The mental games are just the normal tug of the-fighting-for-independence-rope...when usually both parties would be eternally better off just keeping their mouth shut and nodding. I'm fully aware that you have an opinion, you are of course related to me, but I do not really need/require/yearn to hear it at 7:09 a.m., or let's face it anytime unless asked. I realize that your opinions matter, but loudly declaring them doesn't make them any more or less necessary, and that goes for myself and my offspring. The mental game is primarily that of: I am your mother. You came from me because I remember the day fairly vividly. My job is to take care of you, keep you out of jail, not injured, fed and clothed. When you are an adult, this mental game will hopefully end and you can screw your life up anyway you see fit. That is my gift to you, it's just going to take about 5-15 years until you get to open such a splendidly wrapped present. The lapses in judgement, they are all yours to own, be it in an orange jumpsuit or in a 3 piece suit. All I ask, is that you do not make them under my watch because not only does it make life tougher, but you will finally see that vein on my neck blow.

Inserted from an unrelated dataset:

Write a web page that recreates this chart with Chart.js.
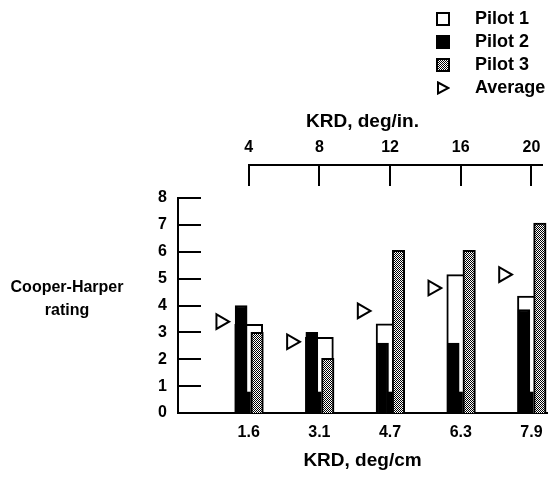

My goal is to get those I brought into this world to learn to play the game by the rules, endure the mental games and be understanding when they chose not to...such things are not clearly written in the rule booklet.
This game we play...This game we endure, called life, is sometimes played dirty, sometimes gives you bragging rights and sometimes needs to not be overthought. This game, much like the Laverne and Shirley Game, basically goes on and on until you learn why you were put on this earth in the first place. Being a mother/woman/friend/human it is hard to relate some things to your kids. The old phrase, "learning the hard way..." comes to mind. You've seen the scenery, but you really wouldn't recommend it. I've made some bad choices, some obvious lapses in judgement. On the other hand I've made some great choices and taken some great risks in the quest for enlightenment and happiness, sometimes out of necessity and sometimes with the knowledge that I'm worth it. Life lesson there? Heck yes! It was individual and it was on my own terms. At the end of my game, it's going to be up to the Lord and I to sort all of that out. If it is anything line I imagine, I'm figuring over a dirty martini and a veggie tray.